Fiasco SAAQclic: les ministres attendus de pied ferme


Patrick Bellerose
Surnommé le «shérif de La Peltrie» du temps où il dénonçait l’incompétence à tout vent, Éric Caire sera dans le collimateur du PQ, cette semaine, après avoir rejeté toute responsabilité dans le fiasco SAAQclic. Les libéraux, eux, talonneront les ministres Bonnardel et Guilbault sur le suivi fait auprès des dirigeants.
Les partis d’opposition n’entendent pas laisser le gouvernement Legault blâmer des cadres supérieurs pour les dépassements de coûts de 500 millions $ et les nombreux problèmes dans le virage numérique de la SAAQ.
«Compte tenu de son historique dans l’opposition, le fait qu’il était très dur envers le gouvernement précédent, on se serait attendus à ce qu’Éric Caire soit sans pitié envers les organismes qu’il chapeaute», souligne le député péquiste Joël Arseneau.
Selon la Vérificatrice générale, le ministre de la Cybersécurité et du Numérique, ses collègues aux Transports, de même que le PDG et le président du conseil d’administration auraient été bernés par les responsables du dossier, dont le vice-président Karl Malenfant.
Mais Joël Arseneau fait valoir que le ministère d’Éric Caire a justement été créé pour soutenir la «transformation numérique dans l’appareil gouvernemental». Le ministre aurait dû agir de façon «proactive» afin de faire le suivi projet, estime-t-il.
«On n’arrive pas à comprendre que le ministère de la Cybersécurité, qui est responsable d’accompagner les organismes gouvernementaux depuis le 1er janvier 2022, plaide l’ignorance aujourd’hui», dit le député péquiste.
Procès-verbaux caviardés
Pour le libéral Monsef Derraji, la responsabilité du dérapage revient plutôt aux deux ministres qui se sont succédé aux Transports durant la mise en place du projet : François Bonnardel et Geneviève Guilbault.
Après tout, la SAAQ était sous leur responsabilité. «Ils ont démontré une négligence extrême», dit-il.
Les libéraux demandent donc au gouvernement Legault de rendre publics les procès-verbaux du conseil d’administration.

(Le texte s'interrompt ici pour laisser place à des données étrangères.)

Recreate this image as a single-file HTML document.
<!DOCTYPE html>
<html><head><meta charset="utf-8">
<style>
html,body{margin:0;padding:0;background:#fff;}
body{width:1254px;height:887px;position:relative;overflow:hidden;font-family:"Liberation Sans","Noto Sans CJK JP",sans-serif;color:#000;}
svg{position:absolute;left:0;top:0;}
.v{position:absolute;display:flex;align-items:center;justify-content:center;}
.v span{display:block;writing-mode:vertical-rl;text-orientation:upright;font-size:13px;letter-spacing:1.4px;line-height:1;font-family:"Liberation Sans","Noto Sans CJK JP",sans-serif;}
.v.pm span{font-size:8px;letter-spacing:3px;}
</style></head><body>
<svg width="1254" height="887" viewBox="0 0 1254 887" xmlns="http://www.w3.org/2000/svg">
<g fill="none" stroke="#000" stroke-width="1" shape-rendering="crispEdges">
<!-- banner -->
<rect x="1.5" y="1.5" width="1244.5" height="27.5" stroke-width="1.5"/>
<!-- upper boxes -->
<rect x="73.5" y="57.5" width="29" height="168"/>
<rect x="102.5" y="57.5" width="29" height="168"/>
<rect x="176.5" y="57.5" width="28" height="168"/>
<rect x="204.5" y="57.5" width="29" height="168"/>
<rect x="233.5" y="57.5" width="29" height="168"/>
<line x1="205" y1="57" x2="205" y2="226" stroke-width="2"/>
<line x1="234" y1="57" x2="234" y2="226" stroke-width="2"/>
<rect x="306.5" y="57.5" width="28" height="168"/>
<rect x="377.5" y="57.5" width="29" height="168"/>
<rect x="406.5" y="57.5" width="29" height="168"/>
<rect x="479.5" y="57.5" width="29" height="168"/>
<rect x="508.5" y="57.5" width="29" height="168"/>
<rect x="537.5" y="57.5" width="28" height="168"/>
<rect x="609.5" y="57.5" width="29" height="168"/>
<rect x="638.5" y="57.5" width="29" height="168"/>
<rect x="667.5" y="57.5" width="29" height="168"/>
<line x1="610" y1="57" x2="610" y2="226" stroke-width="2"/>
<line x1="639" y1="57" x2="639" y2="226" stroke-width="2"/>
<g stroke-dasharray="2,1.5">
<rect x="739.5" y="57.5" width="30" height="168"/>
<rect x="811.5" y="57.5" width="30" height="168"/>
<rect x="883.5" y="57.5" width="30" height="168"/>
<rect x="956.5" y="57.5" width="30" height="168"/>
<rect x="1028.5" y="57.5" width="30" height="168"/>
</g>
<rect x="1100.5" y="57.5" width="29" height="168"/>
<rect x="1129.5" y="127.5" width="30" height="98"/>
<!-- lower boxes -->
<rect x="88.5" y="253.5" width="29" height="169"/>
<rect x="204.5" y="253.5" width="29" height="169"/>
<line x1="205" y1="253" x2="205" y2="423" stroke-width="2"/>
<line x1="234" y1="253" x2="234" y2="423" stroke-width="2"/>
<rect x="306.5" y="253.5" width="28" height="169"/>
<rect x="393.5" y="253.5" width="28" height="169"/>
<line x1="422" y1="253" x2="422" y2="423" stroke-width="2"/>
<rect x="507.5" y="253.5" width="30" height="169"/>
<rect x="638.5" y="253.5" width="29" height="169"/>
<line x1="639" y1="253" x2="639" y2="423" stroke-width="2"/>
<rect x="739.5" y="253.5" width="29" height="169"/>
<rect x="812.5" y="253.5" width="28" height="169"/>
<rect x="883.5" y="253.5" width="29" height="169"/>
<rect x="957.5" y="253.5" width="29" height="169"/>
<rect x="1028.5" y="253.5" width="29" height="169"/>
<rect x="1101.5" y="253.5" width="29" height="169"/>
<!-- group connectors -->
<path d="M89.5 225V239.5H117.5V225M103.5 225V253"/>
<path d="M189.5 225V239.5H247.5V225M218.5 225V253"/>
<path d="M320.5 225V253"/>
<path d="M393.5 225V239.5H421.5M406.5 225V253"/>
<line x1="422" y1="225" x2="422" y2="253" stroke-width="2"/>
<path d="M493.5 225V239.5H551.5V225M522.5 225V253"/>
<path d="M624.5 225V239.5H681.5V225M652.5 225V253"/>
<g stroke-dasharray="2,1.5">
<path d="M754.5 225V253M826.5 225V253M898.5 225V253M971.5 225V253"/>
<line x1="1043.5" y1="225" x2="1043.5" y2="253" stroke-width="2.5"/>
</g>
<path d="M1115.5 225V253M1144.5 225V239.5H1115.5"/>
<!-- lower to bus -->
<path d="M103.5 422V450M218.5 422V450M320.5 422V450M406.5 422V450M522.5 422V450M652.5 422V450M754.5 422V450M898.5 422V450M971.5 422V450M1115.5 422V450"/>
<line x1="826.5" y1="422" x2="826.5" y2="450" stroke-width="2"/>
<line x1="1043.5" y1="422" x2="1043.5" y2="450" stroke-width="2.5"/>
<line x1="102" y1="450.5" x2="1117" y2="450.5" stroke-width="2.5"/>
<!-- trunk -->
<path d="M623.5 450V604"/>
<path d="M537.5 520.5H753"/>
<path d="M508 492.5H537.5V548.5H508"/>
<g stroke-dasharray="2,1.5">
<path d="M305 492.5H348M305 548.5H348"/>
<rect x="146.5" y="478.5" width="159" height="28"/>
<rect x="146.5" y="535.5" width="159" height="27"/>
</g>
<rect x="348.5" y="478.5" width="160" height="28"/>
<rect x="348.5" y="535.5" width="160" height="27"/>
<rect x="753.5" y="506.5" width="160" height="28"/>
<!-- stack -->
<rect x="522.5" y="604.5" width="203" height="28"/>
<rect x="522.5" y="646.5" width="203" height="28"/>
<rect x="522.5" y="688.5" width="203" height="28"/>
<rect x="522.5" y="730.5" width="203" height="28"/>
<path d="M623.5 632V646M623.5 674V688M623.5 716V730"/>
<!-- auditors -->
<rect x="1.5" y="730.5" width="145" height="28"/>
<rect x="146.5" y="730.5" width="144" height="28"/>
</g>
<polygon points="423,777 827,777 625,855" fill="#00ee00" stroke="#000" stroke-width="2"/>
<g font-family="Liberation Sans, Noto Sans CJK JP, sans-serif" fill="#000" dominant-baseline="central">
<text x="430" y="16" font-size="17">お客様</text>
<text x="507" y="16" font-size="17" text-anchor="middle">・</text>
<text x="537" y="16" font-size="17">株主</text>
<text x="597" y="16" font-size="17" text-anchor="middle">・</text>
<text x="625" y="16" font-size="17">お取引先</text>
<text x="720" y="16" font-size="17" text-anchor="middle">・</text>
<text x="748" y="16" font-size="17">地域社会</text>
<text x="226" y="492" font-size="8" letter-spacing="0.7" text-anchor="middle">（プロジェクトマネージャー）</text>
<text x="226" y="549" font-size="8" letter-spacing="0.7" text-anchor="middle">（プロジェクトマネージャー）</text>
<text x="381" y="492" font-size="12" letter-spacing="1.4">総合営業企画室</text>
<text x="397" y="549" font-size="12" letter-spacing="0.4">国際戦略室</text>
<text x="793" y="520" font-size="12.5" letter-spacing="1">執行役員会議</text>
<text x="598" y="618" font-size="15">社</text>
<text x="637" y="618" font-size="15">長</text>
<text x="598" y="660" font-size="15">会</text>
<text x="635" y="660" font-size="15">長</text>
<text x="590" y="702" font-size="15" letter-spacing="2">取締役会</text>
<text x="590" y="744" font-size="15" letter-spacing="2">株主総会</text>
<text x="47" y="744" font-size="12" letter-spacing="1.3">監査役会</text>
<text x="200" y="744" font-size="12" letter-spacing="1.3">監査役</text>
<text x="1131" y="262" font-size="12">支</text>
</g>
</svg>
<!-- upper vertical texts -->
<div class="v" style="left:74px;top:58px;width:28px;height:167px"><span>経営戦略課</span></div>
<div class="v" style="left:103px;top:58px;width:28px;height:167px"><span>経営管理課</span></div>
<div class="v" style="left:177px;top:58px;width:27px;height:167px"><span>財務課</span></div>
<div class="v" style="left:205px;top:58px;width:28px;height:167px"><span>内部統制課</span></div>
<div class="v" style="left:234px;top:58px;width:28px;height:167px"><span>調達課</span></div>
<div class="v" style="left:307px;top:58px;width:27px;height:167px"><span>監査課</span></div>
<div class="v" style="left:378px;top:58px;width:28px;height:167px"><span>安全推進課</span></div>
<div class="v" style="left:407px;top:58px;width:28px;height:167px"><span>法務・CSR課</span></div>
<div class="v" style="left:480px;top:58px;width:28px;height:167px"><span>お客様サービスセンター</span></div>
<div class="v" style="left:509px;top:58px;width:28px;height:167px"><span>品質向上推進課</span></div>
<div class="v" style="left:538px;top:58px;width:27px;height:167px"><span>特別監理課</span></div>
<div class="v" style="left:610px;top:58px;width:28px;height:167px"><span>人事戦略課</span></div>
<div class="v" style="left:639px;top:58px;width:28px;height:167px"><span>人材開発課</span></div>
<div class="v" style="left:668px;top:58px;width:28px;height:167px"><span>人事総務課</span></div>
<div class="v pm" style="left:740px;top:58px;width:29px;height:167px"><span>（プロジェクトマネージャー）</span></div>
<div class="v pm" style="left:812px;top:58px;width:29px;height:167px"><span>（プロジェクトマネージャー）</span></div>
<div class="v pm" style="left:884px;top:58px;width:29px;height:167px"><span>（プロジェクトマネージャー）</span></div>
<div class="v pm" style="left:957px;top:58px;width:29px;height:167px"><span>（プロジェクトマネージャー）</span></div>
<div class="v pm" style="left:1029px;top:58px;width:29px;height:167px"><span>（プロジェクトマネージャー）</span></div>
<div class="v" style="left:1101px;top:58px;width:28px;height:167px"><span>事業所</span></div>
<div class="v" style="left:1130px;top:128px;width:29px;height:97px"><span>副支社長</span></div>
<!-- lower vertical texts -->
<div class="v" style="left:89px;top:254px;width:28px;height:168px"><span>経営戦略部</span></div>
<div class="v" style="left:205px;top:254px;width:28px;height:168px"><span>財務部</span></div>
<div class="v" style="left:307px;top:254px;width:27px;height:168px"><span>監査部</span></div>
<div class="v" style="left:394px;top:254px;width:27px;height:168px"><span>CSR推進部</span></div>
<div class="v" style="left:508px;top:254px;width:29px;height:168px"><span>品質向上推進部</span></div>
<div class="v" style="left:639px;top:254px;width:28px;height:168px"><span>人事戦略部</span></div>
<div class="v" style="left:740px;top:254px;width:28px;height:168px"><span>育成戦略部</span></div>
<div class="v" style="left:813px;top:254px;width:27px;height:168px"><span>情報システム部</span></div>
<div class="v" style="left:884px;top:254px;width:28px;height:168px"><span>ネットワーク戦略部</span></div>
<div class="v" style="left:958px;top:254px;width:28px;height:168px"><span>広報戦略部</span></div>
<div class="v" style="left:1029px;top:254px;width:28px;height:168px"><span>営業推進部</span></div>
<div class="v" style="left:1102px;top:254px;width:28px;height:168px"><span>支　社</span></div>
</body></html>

La version obtenue grâce à une demande d’accès à l’information est lourdement caviardée.
Monsef Derraji souligne également un passage du rapport de la VG où la SAAQ propose deux options pour le suivi du projet, dont une qui impliquait de rendre publics les dépassements de coûts dans le cadre d’un appel d’offres.
Vu le «risque médiatique et politique élevé», une seconde option comportant plusieurs risques a été retenue, afin de demeurer en dessous du seuil d’appel d’offres public, écrit la VG.
«Donc, c’est impossible qu’ils n’aient pas parlé avec le ministre pour prendre cette décision», estime le député libéral.
Dossier santé numérique
Après, les dérapages à la SAAQ, Joël Arseneau redoute maintenant la mise en place du Dossier santé numérique, l’immense chantier de numérisation du système de santé évalué à 1,5 milliard$.
«On est extrêmement inquiets, parce que le modus operandiest essentiellement le même : on confie le soin des opérations à une agence indépendante (NDLR Santé Québec), qui répond à un conseil d’administration», observe M. Arseneau.
Fait étonnant, le ministère de la Cybersécurité et du Numérique expliquait au Journal, l’an dernier, que ses équipes sont très peu impliquées dans le déploiement du DSN, essentiellement confié à la firme américaine EPIC.
«Actuellement, aucun employé du MCN n’est affecté ou appelé à l’être directement pour la mise en place du Dossier santé numérique», écrivait le ministère.